*The task*.
Search the records that follow and extract every line containing the string "this".

*Material supplied*.
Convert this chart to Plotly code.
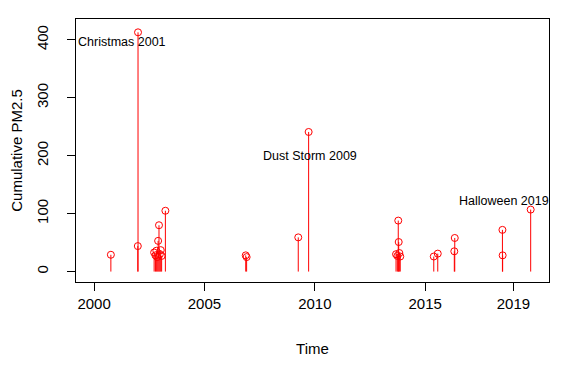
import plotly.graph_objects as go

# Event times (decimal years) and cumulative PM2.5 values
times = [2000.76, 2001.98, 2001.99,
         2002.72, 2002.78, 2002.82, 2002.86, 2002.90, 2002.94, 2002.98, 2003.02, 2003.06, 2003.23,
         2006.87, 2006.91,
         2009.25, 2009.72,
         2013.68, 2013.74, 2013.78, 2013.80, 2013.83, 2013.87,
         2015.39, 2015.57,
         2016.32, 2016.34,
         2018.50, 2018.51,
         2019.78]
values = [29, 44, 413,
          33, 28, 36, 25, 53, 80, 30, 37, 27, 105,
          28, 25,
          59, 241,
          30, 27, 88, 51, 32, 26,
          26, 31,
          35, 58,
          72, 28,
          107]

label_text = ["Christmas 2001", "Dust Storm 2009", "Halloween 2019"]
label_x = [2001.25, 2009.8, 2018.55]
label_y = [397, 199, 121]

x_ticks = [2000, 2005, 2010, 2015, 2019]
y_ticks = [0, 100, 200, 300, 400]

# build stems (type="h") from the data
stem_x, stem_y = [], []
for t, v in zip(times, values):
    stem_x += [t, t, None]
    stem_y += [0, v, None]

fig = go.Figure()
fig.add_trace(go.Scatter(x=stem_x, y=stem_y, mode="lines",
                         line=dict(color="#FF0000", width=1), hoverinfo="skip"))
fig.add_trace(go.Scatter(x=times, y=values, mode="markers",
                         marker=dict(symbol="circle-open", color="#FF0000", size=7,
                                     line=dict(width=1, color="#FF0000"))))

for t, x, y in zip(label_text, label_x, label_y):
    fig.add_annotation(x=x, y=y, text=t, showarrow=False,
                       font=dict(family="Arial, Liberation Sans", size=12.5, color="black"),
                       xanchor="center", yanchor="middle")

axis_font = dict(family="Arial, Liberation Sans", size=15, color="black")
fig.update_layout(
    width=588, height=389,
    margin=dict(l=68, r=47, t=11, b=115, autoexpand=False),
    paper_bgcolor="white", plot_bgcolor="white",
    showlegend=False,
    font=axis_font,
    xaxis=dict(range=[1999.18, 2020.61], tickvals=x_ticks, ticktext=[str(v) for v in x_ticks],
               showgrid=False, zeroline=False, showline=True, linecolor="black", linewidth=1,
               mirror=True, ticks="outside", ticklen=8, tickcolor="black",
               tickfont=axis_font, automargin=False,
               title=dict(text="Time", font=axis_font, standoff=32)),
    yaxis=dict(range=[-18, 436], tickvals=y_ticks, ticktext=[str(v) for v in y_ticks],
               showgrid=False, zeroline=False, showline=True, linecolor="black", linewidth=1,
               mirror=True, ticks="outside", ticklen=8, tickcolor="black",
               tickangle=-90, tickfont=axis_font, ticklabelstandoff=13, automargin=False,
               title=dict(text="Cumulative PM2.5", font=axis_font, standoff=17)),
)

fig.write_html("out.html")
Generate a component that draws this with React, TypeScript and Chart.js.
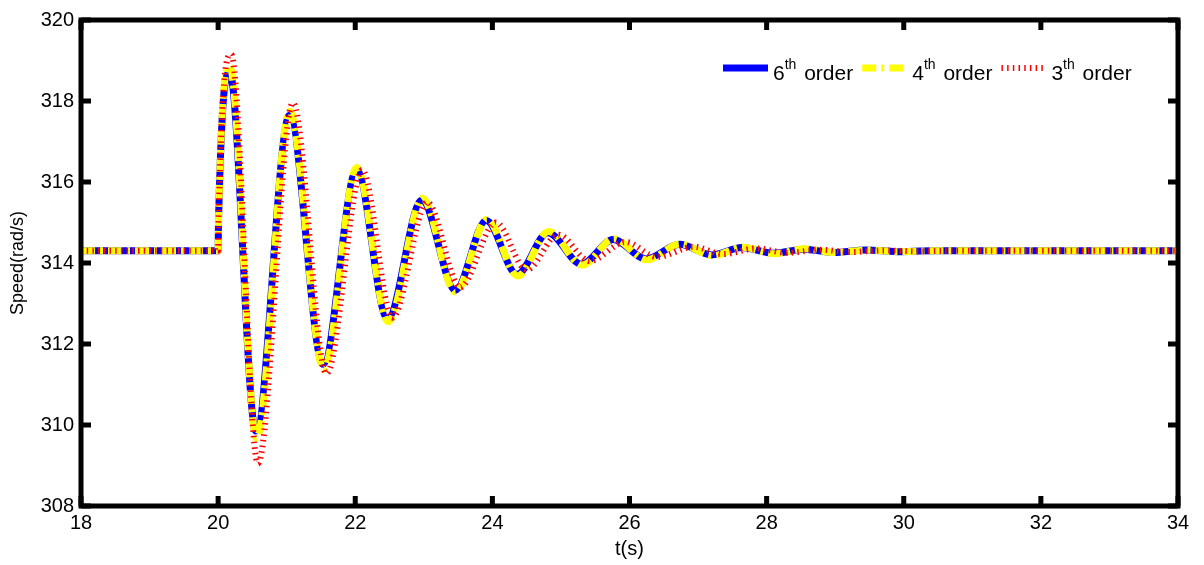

*Answer to the problem*.
Convert this chart to Plotly code.
Generate a component that draws this with React, TypeScript and Chart.js.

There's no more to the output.